_WRITTEN INSTRUCTION:_
Please write out the lines of the data exactly, beginning with the first and ending with the line containing "(tip) -- (tnt2);"; leave the pictures behind.

_SUPPLIED INFORMATION:_
============
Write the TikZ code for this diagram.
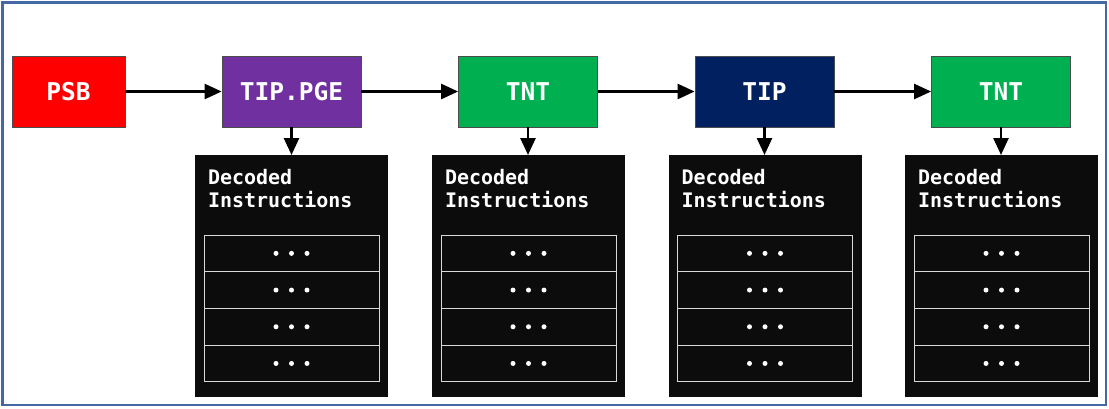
\documentclass[tikz,border=0pt]{standalone}
\usepackage{fontspec}
\newfontfamily\monob{DejaVu Sans Mono}[BoldFont=* Bold]
\usetikzlibrary{arrows.meta}
\definecolor{psbred}{RGB}{255,0,0}
\definecolor{pgepurple}{RGB}{112,48,160}
\definecolor{tntgreen}{RGB}{0,176,80}
\definecolor{tipblue}{RGB}{0,32,96}
\definecolor{frameblue}{RGB}{68,104,162}
\definecolor{panelblack}{RGB}{12,12,12}
\tikzset{
  x=1pt, y=-1pt,
  pkt/.style={draw=black!70, line width=0.8pt, minimum width=139pt, minimum height=71pt,
    inner sep=0pt, text=white, font=\monob\bfseries\fontsize{24.5}{28}\selectfont},
  panel/.style={fill=panelblack, draw=none, minimum width=193pt, minimum height=242pt, inner sep=0pt},
  rowbox/.style={draw=white!85!black, line width=1pt, fill=panelblack, minimum width=175pt, minimum height=36.7pt, inner sep=0pt},
  conn/.style={line width=2.6pt, -{Triangle[length=17pt,width=15pt]}},
  dectext/.style={text=white, align=left, anchor=north west, inner sep=0pt,
    font=\monob\bfseries\fontsize{20}{23}\selectfont},
  dot/.style={circle, fill=white, inner sep=0pt, minimum size=5pt}
}
\begin{document}
\begin{tikzpicture}
\useasboundingbox (0,0) rectangle (1109,408);
\fill[white] (0,0) rectangle (1109,408);
\draw[frameblue, line width=2.5pt] (2.5,2.5) rectangle (1106,405);

% packet boxes
\node[pkt, fill=psbred, minimum width=113pt] (psb) at (68.5,91.5) {PSB};
\node[pkt, fill=pgepurple] (pge) at (291.5,91.5) {TIP.PGE};
\node[pkt, fill=tntgreen] (tnt1) at (528,91.5) {TNT};
\node[pkt, fill=tipblue] (tip) at (764.5,91.5) {TIP};
\node[pkt, fill=tntgreen] (tnt2) at (1001,91.5) {TNT};

\draw[conn] (psb) -- (pge);
\draw[conn] (pge) -- (tnt1);
\draw[conn] (tnt1) -- (tip);
\draw[conn] (tip) -- (tnt2);

% panels
\foreach \n/\cx/\src in {1/291.5/pge, 2/528.5/tnt1, 3/765/tip, 4/1001.5/tnt2} {
  \node[panel, anchor=north] (panel\n) at (\cx,155) {};
  \draw[conn] (\src.south) -- (\src.south |- panel\n.north);
  \node[dectext] (dec\n) at ([xshift=13pt,yshift=-14pt]panel\n.north west) {Decoded\\Instructions};
  \foreach \r in {0,1,2,3} {
    \node[rowbox] (row\n\r) at (\cx,253.35+36.7*\r) {};
    \node[dot] (d\n\r a) at ([xshift=-15.5pt]row\n\r.center) {};
    \node[dot] (d\n\r b) at (row\n\r.center) {};
    \node[dot] (d\n\r c) at ([xshift=15.5pt]row\n\r.center) {};
  }
}
\end{tikzpicture}
\end{document}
============
_WORKED SOLUTION:_
Write the TikZ code for this diagram.
\documentclass[tikz,border=0pt]{standalone}
\usepackage{fontspec}
\newfontfamily\monob{DejaVu Sans Mono}[BoldFont=* Bold]
\usetikzlibrary{arrows.meta}
\definecolor{psbred}{RGB}{255,0,0}
\definecolor{pgepurple}{RGB}{112,48,160}
\definecolor{tntgreen}{RGB}{0,176,80}
\definecolor{tipblue}{RGB}{0,32,96}
\definecolor{frameblue}{RGB}{68,104,162}
\definecolor{panelblack}{RGB}{12,12,12}
\tikzset{
  x=1pt, y=-1pt,
  pkt/.style={draw=black!70, line width=0.8pt, minimum width=139pt, minimum height=71pt,
    inner sep=0pt, text=white, font=\monob\bfseries\fontsize{24.5}{28}\selectfont},
  panel/.style={fill=panelblack, draw=none, minimum width=193pt, minimum height=242pt, inner sep=0pt},
  rowbox/.style={draw=white!85!black, line width=1pt, fill=panelblack, minimum width=175pt, minimum height=36.7pt, inner sep=0pt},
  conn/.style={line width=2.6pt, -{Triangle[length=17pt,width=15pt]}},
  dectext/.style={text=white, align=left, anchor=north west, inner sep=0pt,
    font=\monob\bfseries\fontsize{20}{23}\selectfont},
  dot/.style={circle, fill=white, inner sep=0pt, minimum size=5pt}
}
\begin{document}
\begin{tikzpicture}
\useasboundingbox (0,0) rectangle (1109,408);
\fill[white] (0,0) rectangle (1109,408);
\draw[frameblue, line width=2.5pt] (2.5,2.5) rectangle (1106,405);

% packet boxes
\node[pkt, fill=psbred, minimum width=113pt] (psb) at (68.5,91.5) {PSB};
\node[pkt, fill=pgepurple] (pge) at (291.5,91.5) {TIP.PGE};
\node[pkt, fill=tntgreen] (tnt1) at (528,91.5) {TNT};
\node[pkt, fill=tipblue] (tip) at (764.5,91.5) {TIP};
\node[pkt, fill=tntgreen] (tnt2) at (1001,91.5) {TNT};

\draw[conn] (psb) -- (pge);
\draw[conn] (pge) -- (tnt1);
\draw[conn] (tnt1) -- (tip);
\draw[conn] (tip) -- (tnt2);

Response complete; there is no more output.